ABSTRACT

The paper attempts to describe and elaborate on the relationship between policy analysis, planning and implementation and its relationship to development and state construction in a globalized world. In this attempt, the hurdles encountered in the complex and contradictory nature of planning and implementing public policy in the development of state construction are associated with the issues of global values, policy transfer, import of legislation, and restraining aspects of treaties and so forth. It is assumed that within this context, the attempts of individual states to carry through and successfully deliver socially inclusive and empowering developmental programmes and projects hinges on understanding and negotiating social change and transformation that ‘works with the grain of societies’ rather than brushing against it.
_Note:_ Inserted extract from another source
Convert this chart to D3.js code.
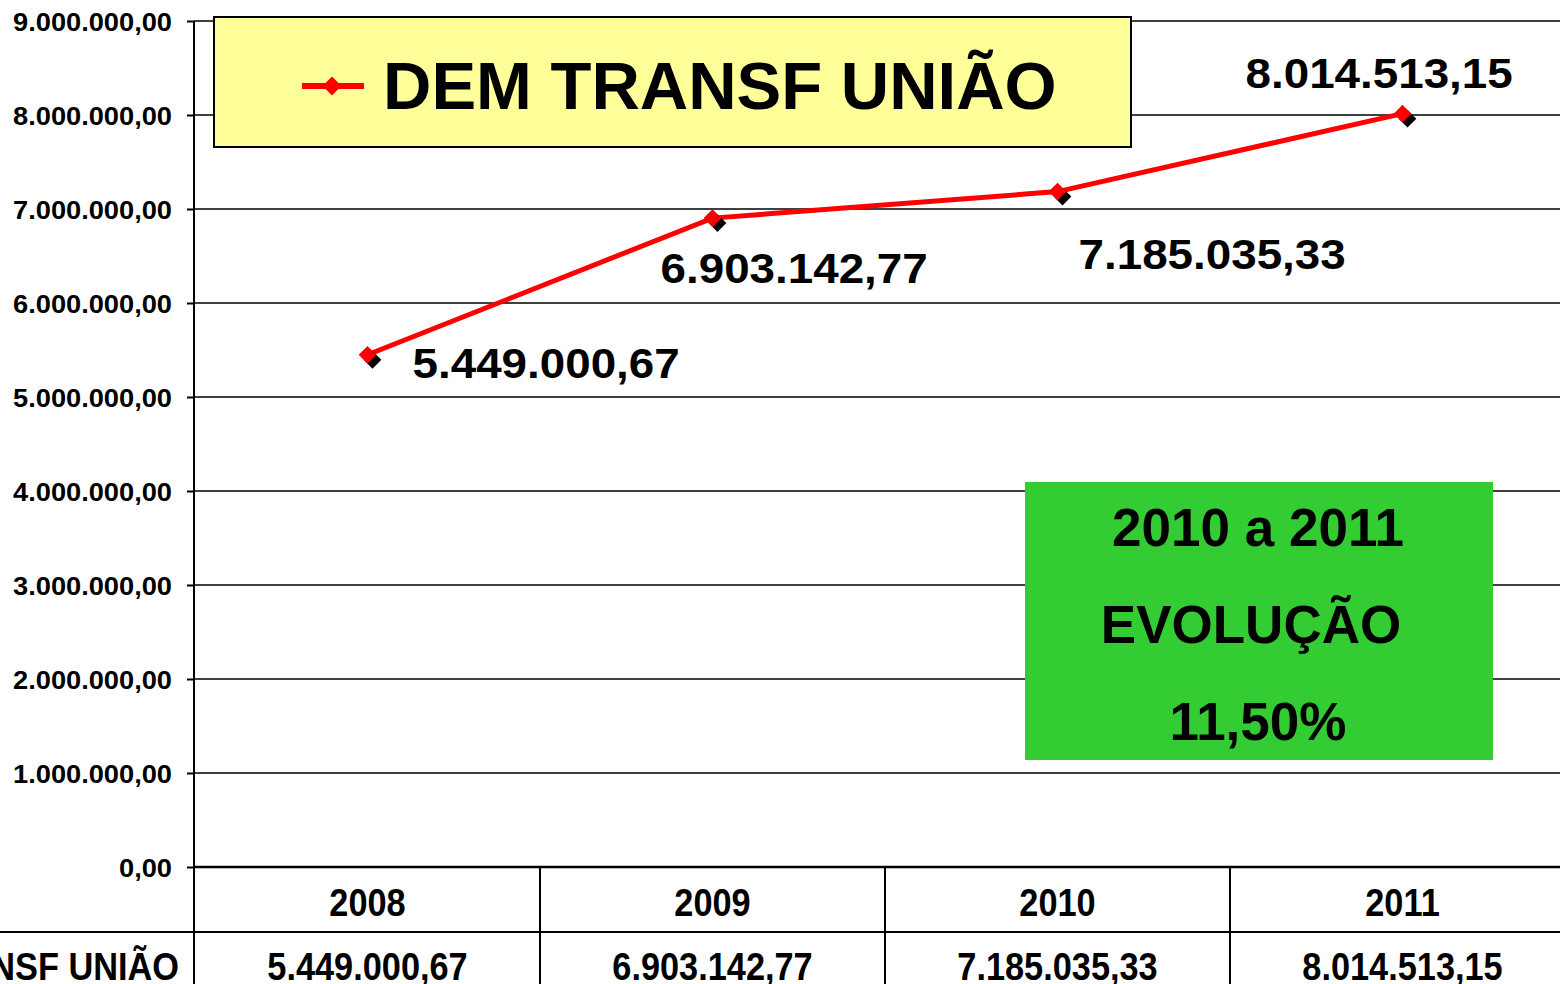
<!DOCTYPE html>
<html><head><meta charset="utf-8">
<script src="https://cdn.jsdelivr.net/npm/d3@7"></script>
<style>
html,body{margin:0;padding:0;background:#fff;overflow:hidden}
svg{display:block}
.b{font-family:Arial,"Liberation Sans",sans-serif;font-weight:bold}
</style></head>
<body><svg id="c" width="1560" height="984"></svg>
<script>
const years = ["2008","2009","2010","2011"];
const values = [5449000.67, 6903142.77, 7185035.33, 8014513.15];
const valueLabels = ["5.449.000,67","6.903.142,77","7.185.035,33","8.014.513,15"];
const yTicks = [0,1000000,2000000,3000000,4000000,5000000,6000000,7000000,8000000,9000000];
const yTickLabels = ["0,00","1.000.000,00","2.000.000,00","3.000.000,00","4.000.000,00","5.000.000,00","6.000.000,00","7.000.000,00","8.000.000,00","9.000.000,00"];
const seriesName = "DEM TRANSF UNIÃO";
const noteLines = ["2010 a 2011","EVOLUÇÃO","11,50%"];

const svg = d3.select("#c");
const x = d3.scaleBand().domain(years).range([195,1575]).padding(0);
const y = d3.scaleLinear().domain([0,9000000]).range([867,21]);
const cx = d=>x(d)+x.bandwidth()/2;

// gridlines
svg.append("g").selectAll("line").data(yTicks.slice(1)).join("line")
  .attr("x1",194).attr("x2",1560).attr("y1",d=>y(d)).attr("y2",d=>y(d))
  .attr("stroke","#000").attr("stroke-width",1.5);

// y axis
const yAxis = d3.axisLeft(y).tickValues(yTicks).tickSize(7).tickFormat((d,i)=>yTickLabels[i]);
const ga = svg.append("g").attr("transform","translate(194,0)").call(yAxis);
ga.select(".domain").remove();
ga.selectAll(".tick line").attr("stroke","#000").attr("stroke-width",2);
ga.selectAll(".tick text").attr("class","b").attr("font-size",25).attr("fill","#000")
  .attr("x",null).attr("dy",null).attr("y",null)
  .attr("transform","translate(-22,9) scale(1.09,1)");
svg.append("line").attr("x1",194).attr("x2",194).attr("y1",21).attr("y2",984).attr("stroke","#000").attr("stroke-width",2);

// table
svg.append("line").attr("x1",194).attr("x2",1560).attr("y1",y(0)).attr("y2",y(0)).attr("stroke","#000").attr("stroke-width",2.5);
svg.append("line").attr("x1",0).attr("x2",1560).attr("y1",932).attr("y2",932).attr("stroke","#000").attr("stroke-width",2);
svg.append("g").selectAll("line").data(years.slice(1)).join("line")
  .attr("x1",d=>x(d)).attr("x2",d=>x(d)).attr("y1",867).attr("y2",984)
  .attr("stroke","#000").attr("stroke-width",2);
const tsx = 0.88;
svg.append("g").selectAll("text").data(years).join("text").attr("class","b")
  .attr("transform",d=>`translate(${cx(d)},916) scale(${tsx},1)`).attr("text-anchor","middle")
  .attr("font-size",39).text(d=>d);
svg.append("g").selectAll("text").data(valueLabels).join("text").attr("class","b")
  .attr("transform",(d,i)=>`translate(${cx(years[i])},980) scale(${tsx},1)`).attr("text-anchor","middle")
  .attr("font-size",39).text(d=>d);
svg.append("text").attr("class","b").attr("transform",`translate(179,980) scale(${tsx},1)`).attr("text-anchor","end")
  .attr("font-size",39).text(seriesName);

// line
const line = d3.line().x((d,i)=>cx(years[i])).y(d=>y(d));
svg.append("path").datum(values).attr("d",line).attr("fill","none").attr("stroke","#ff0000").attr("stroke-width",5);

const diamond = d3.symbol().type(d3.symbolDiamond2).size(200);
svg.append("g").selectAll("path").data(values).join("path")
  .attr("d",diamond).attr("transform",(d,i)=>`translate(${cx(years[i])+5},${y(d)+5})`).attr("fill","#000");
svg.append("g").selectAll("path").data(values).join("path")
  .attr("d",diamond).attr("transform",(d,i)=>`translate(${cx(years[i])},${y(d)})`).attr("fill","#ff0000");

// data labels
const labelOffsets = [[45,23],[-52,65],[21,77],[-157,-26]];
svg.append("g").selectAll("text").data(valueLabels).join("text").attr("class","b")
  .attr("transform",(d,i)=>`translate(${cx(years[i])+labelOffsets[i][0]},${y(values[i])+labelOffsets[i][1]}) scale(1.09,1)`)
  .attr("font-size",42).text(d=>d);

// legend
svg.append("rect").attr("x",214).attr("y",17).attr("width",917).attr("height",130)
  .attr("fill","#ffff99").attr("stroke","#000").attr("stroke-width",2);
svg.append("line").attr("x1",302).attr("x2",364).attr("y1",86).attr("y2",86).attr("stroke","#ff0000").attr("stroke-width",6);
svg.append("path").attr("d",d3.symbol().type(d3.symbolDiamond2).size(230)).attr("transform","translate(332,86)").attr("fill","#ff0000");
svg.append("text").attr("class","b").attr("x",383).attr("y",109).attr("font-size",67).text(seriesName);

// note box
svg.append("rect").attr("x",1025).attr("y",482).attr("width",468).attr("height",278).attr("fill","#33cc33");
svg.append("g").selectAll("text").data(noteLines).join("text").attr("class","b")
  .attr("x",(d,i)=>i===1?1251:1258).attr("y",(d,i)=>546+i*97).attr("text-anchor","middle")
  .attr("font-size",53).text(d=>d);
</script></body></html>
This means exposing and refraining from imposing external public models that more often than not treat local political dynamics as dysfunctional. Acknowledging corruption and working within the public policy and political context in which it is rooted and functions, requires an in-depth understanding of the global dynamics and realities and their role as enabler and contributor to sustained/sustainable economic growth and development. To illustrate and ground this – to make it accessible to our students and development practitioners – we propose the utilization of case studies of Rwanda and South Africa which show that specific types of governance could be compatible with strong economic performance which can be considered broadly pro-growth, pro-rural and anchored in an institutional system that centralizes and distributes economic rents (with a view to the long term).